REQUIRED TASK
Exactly repeat the material, dropping every picture from the copy.

SOURCE EXCERPT
....................
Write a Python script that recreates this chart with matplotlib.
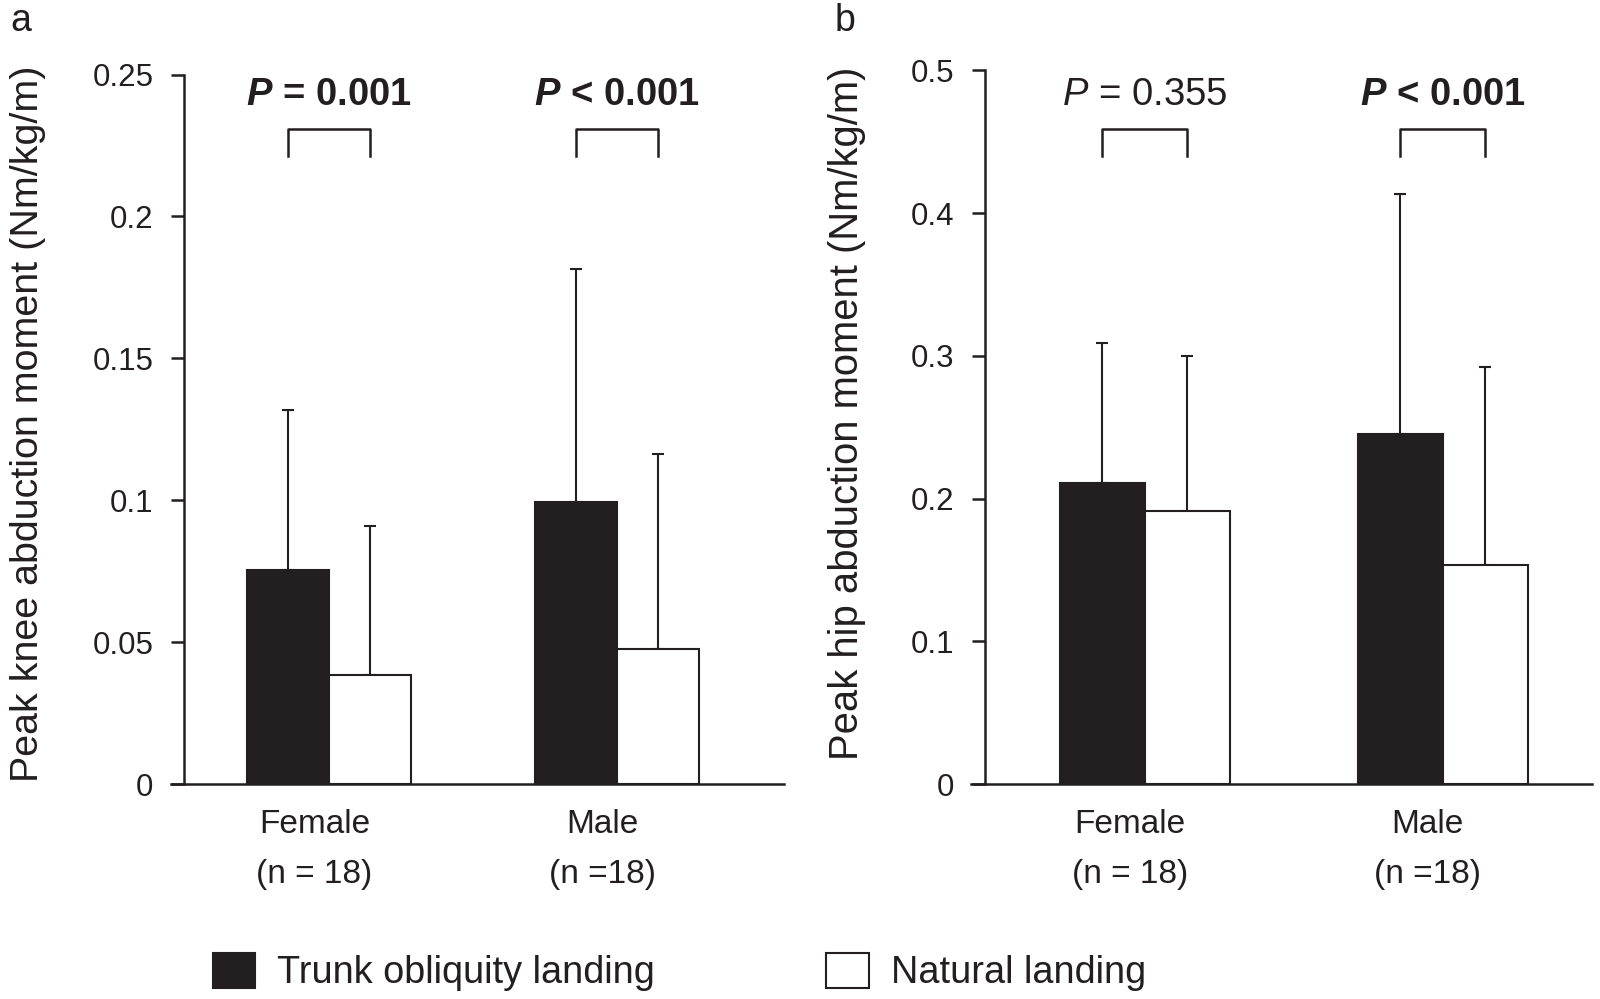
import numpy as np
from matplotlib import pyplot as plt
from matplotlib.patches import Patch
import matplotlib.transforms as mtransforms

plt.rcParams['font.family'] = ['Liberation Sans', 'DejaVu Sans']
plt.rcParams['mathtext.fontset'] = 'custom'
plt.rcParams['mathtext.it'] = 'Liberation Sans:italic'
plt.rcParams['mathtext.bf'] = 'Liberation Sans:italic:bold'
plt.rcParams['mathtext.rm'] = 'Liberation Sans'

DARK = '#231f20'

groups = ['Female', 'Male']
group_n = ['(n = 18)', '(n =18)']
series = ['Trunk obliquity landing', 'Natural landing']

# panel a: peak knee abduction moment
knee_trunk = [0.0755, 0.0993]
knee_trunk_sd = [0.0562, 0.0820]
knee_natural = [0.0384, 0.0475]
knee_natural_sd = [0.0526, 0.0687]
knee_p = [(' = 0.001', True), (' < 0.001', True)]
knee_ticks = [0, 0.05, 0.1, 0.15, 0.2, 0.25]
knee_ticklabels = ['0', '0.05', '0.1', '0.15', '0.2', '0.25']

# panel b: peak hip abduction moment
hip_trunk = [0.211, 0.2456]
hip_trunk_sd = [0.098, 0.168]
hip_natural = [0.191, 0.1533]
hip_natural_sd = [0.109, 0.139]
hip_p = [(' = 0.355', False), (' < 0.001', True)]
hip_ticks = [0, 0.1, 0.2, 0.3, 0.4, 0.5]
hip_ticklabels = ['0', '0.1', '0.2', '0.3', '0.4', '0.5']

W = 0.285


def panel(ax, trunk, trunk_sd, natural, natural_sd, pvals, ticks, ticklabels,
          ylim, xlim, brk, ptxt_y):
    x = np.arange(len(groups))
    ax.bar(x - W / 2, trunk, W, color=DARK, edgecolor=DARK, linewidth=1.5, zorder=2)
    ax.bar(x + W / 2, natural, W, color='white', edgecolor=DARK, linewidth=1.5, zorder=2)
    ax.errorbar(x - W / 2, trunk, yerr=[np.zeros(len(x)), trunk_sd], fmt='none',
                ecolor=DARK, elinewidth=1.5, capsize=4.4, capthick=1.5, zorder=1)
    ax.errorbar(x + W / 2, natural, yerr=[np.zeros(len(x)), natural_sd], fmt='none',
                ecolor=DARK, elinewidth=1.5, capsize=4.4, capthick=1.5, zorder=1)
    ax.set_ylim(*ylim)
    ax.set_xlim(*xlim)
    ax.set_yticks(ticks)
    ax.set_yticklabels(ticklabels)
    ax.set_xticks([])
    for s in ['top', 'right']:
        ax.spines[s].set_visible(False)
    for s in ['left', 'bottom']:
        ax.spines[s].set_linewidth(1.8)
        ax.spines[s].set_color(DARK)
    ax.spines['bottom'].set_bounds(xlim[0] - 0.045, xlim[1])
    ax.tick_params(axis='y', length=9.4, width=1.8, color=DARK, labelsize=22.5,
                   labelcolor=DARK, pad=12.5)
    tr = mtransforms.blended_transform_factory(ax.transData, ax.transAxes)
    for i in range(len(groups)):
        ax.plot([x[i] - W / 2, x[i] - W / 2, x[i] + W / 2, x[i] + W / 2],
                [brk[0], brk[1], brk[1], brk[0]], color=DARK, lw=1.8,
                transform=tr, clip_on=False)
        rest, bold = pvals[i]
        sym = r'$\mathbf{P}$' if bold else r'$\mathit{P}$'
        ax.text(x[i], ptxt_y, sym + rest, transform=tr, ha='center', va='center',
                fontsize=27.5, color=DARK, fontweight='bold' if bold else 'normal')
        ax.annotate(groups[i], xy=(x[i] - 0.05, 0), xycoords=tr,
                    xytext=(0, -29), textcoords='offset points',
                    ha='center', va='center', fontsize=24, color=DARK)
        ax.annotate(group_n[i], xy=(x[i] - 0.05, 0), xycoords=tr,
                    xytext=(0, -65), textcoords='offset points',
                    ha='center', va='center', fontsize=24, color=DARK)


fig = plt.figure(figsize=(16, 9.99), dpi=100)
ax1 = fig.add_axes([0.115, 0.2152, 0.375, 0.7102])
ax2 = fig.add_axes([0.6154, 0.2152, 0.3794, 0.7143])

panel(ax1, knee_trunk, knee_trunk_sd, knee_natural, knee_natural_sd, knee_p,
      knee_ticks, knee_ticklabels, (0, 0.25), (-0.503, 1.58),
      (0.885, 0.923), 0.971)
panel(ax2, hip_trunk, hip_trunk_sd, hip_natural, hip_natural_sd, hip_p,
      hip_ticks, hip_ticklabels, (0, 0.5), (-0.538, 1.50),
      (0.880, 0.918), 0.966)

fig.text(28 / 1600, 1 - 424 / 999, 'Peak knee abduction moment (Nm/kg/m)',
         rotation=90, ha='center', va='center', fontsize=28.4, color=DARK)
fig.text(847 / 1600, 1 - 413 / 999, 'Peak hip abduction moment (Nm/kg/m)',
         rotation=90, ha='center', va='center', fontsize=28.8, color=DARK)

fig.text(10 / 1600, 1 - 21 / 999, 'a', ha='left', va='center', fontsize=27, color=DARK)
fig.text(835 / 1600, 1 - 21 / 999, 'b', ha='left', va='center', fontsize=27, color=DARK)

handles = [Patch(facecolor=DARK, edgecolor=DARK, linewidth=1.5),
           Patch(facecolor='white', edgecolor=DARK, linewidth=1.5)]
fig.legend(handles, series, loc='lower left', bbox_to_anchor=(205 / 1600, 0.0),
           ncol=2, frameon=False, fontsize=27.3, handlelength=1.13, handleheight=1.08,
           handletextpad=0.58, columnspacing=4.5, borderpad=0.2, borderaxespad=0,
           labelcolor=DARK)

fig.savefig('out.png', dpi=100)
....................
WORKED SOLUTION
Write a Python script that recreates this chart with matplotlib.
import numpy as np
from matplotlib import pyplot as plt
from matplotlib.patches import Patch
import matplotlib.transforms as mtransforms

plt.rcParams['font.family'] = ['Liberation Sans', 'DejaVu Sans']
plt.rcParams['mathtext.fontset'] = 'custom'
plt.rcParams['mathtext.it'] = 'Liberation Sans:italic'
plt.rcParams['mathtext.bf'] = 'Liberation Sans:italic:bold'
plt.rcParams['mathtext.rm'] = 'Liberation Sans'

DARK = '#231f20'

groups = ['Female', 'Male']
group_n = ['(n = 18)', '(n =18)']
series = ['Trunk obliquity landing', 'Natural landing']

# panel a: peak knee abduction moment
knee_trunk = [0.0755, 0.0993]
knee_trunk_sd = [0.0562, 0.0820]
knee_natural = [0.0384, 0.0475]
knee_natural_sd = [0.0526, 0.0687]
knee_p = [(' = 0.001', True), (' < 0.001', True)]
knee_ticks = [0, 0.05, 0.1, 0.15, 0.2, 0.25]
knee_ticklabels = ['0', '0.05', '0.1', '0.15', '0.2', '0.25']

# panel b: peak hip abduction moment
hip_trunk = [0.211, 0.2456]
hip_trunk_sd = [0.098, 0.168]
hip_natural = [0.191, 0.1533]
hip_natural_sd = [0.109, 0.139]
hip_p = [(' = 0.355', False), (' < 0.001', True)]
hip_ticks = [0, 0.1, 0.2, 0.3, 0.4, 0.5]
hip_ticklabels = ['0', '0.1', '0.2', '0.3', '0.4', '0.5']

W = 0.285


def panel(ax, trunk, trunk_sd, natural, natural_sd, pvals, ticks, ticklabels,
          ylim, xlim, brk, ptxt_y):
    x = np.arange(len(groups))
    ax.bar(x - W / 2, trunk, W, color=DARK, edgecolor=DARK, linewidth=1.5, zorder=2)
    ax.bar(x + W / 2, natural, W, color='white', edgecolor=DARK, linewidth=1.5, zorder=2)
    ax.errorbar(x - W / 2, trunk, yerr=[np.zeros(len(x)), trunk_sd], fmt='none',
                ecolor=DARK, elinewidth=1.5, capsize=4.4, capthick=1.5, zorder=1)
    ax.errorbar(x + W / 2, natural, yerr=[np.zeros(len(x)), natural_sd], fmt='none',
                ecolor=DARK, elinewidth=1.5, capsize=4.4, capthick=1.5, zorder=1)
    ax.set_ylim(*ylim)
    ax.set_xlim(*xlim)
    ax.set_yticks(ticks)
    ax.set_yticklabels(ticklabels)
    ax.set_xticks([])
    for s in ['top', 'right']:
        ax.spines[s].set_visible(False)
    for s in ['left', 'bottom']:
        ax.spines[s].set_linewidth(1.8)
        ax.spines[s].set_color(DARK)
    ax.spines['bottom'].set_bounds(xlim[0] - 0.045, xlim[1])
    ax.tick_params(axis='y', length=9.4, width=1.8, color=DARK, labelsize=22.5,
                   labelcolor=DARK, pad=12.5)
    tr = mtransforms.blended_transform_factory(ax.transData, ax.transAxes)
    for i in range(len(groups)):
        ax.plot([x[i] - W / 2, x[i] - W / 2, x[i] + W / 2, x[i] + W / 2],
                [brk[0], brk[1], brk[1], brk[0]], color=DARK, lw=1.8,
                transform=tr, clip_on=False)
        rest, bold = pvals[i]
        sym = r'$\mathbf{P}$' if bold else r'$\mathit{P}$'
        ax.text(x[i], ptxt_y, sym + rest, transform=tr, ha='center', va='center',
                fontsize=27.5, color=DARK, fontweight='bold' if bold else 'normal')
        ax.annotate(groups[i], xy=(x[i] - 0.05, 0), xycoords=tr,
                    xytext=(0, -29), textcoords='offset points',
                    ha='center', va='center', fontsize=24, color=DARK)
        ax.annotate(group_n[i], xy=(x[i] - 0.05, 0), xycoords=tr,
                    xytext=(0, -65), textcoords='offset points',
                    ha='center', va='center', fontsize=24, color=DARK)


fig = plt.figure(figsize=(16, 9.99), dpi=100)
ax1 = fig.add_axes([0.115, 0.2152, 0.375, 0.7102])
ax2 = fig.add_axes([0.6154, 0.2152, 0.3794, 0.7143])

panel(ax1, knee_trunk, knee_trunk_sd, knee_natural, knee_natural_sd, knee_p,
      knee_ticks, knee_ticklabels, (0, 0.25), (-0.503, 1.58),
      (0.885, 0.923), 0.971)
panel(ax2, hip_trunk, hip_trunk_sd, hip_natural, hip_natural_sd, hip_p,
      hip_ticks, hip_ticklabels, (0, 0.5), (-0.538, 1.50),
      (0.880, 0.918), 0.966)

fig.text(28 / 1600, 1 - 424 / 999, 'Peak knee abduction moment (Nm/kg/m)',
         rotation=90, ha='center', va='center', fontsize=28.4, color=DARK)
fig.text(847 / 1600, 1 - 413 / 999, 'Peak hip abduction moment (Nm/kg/m)',
         rotation=90, ha='center', va='center', fontsize=28.8, color=DARK)

fig.text(10 / 1600, 1 - 21 / 999, 'a', ha='left', va='center', fontsize=27, color=DARK)
fig.text(835 / 1600, 1 - 21 / 999, 'b', ha='left', va='center', fontsize=27, color=DARK)

handles = [Patch(facecolor=DARK, edgecolor=DARK, linewidth=1.5),
           Patch(facecolor='white', edgecolor=DARK, linewidth=1.5)]
fig.legend(handles, series, loc='lower left', bbox_to_anchor=(205 / 1600, 0.0),
           ncol=2, frameon=False, fontsize=27.3, handlelength=1.13, handleheight=1.08,
           handletextpad=0.58, columnspacing=4.5, borderpad=0.2, borderaxespad=0,
           labelcolor=DARK)

fig.savefig('out.png', dpi=100)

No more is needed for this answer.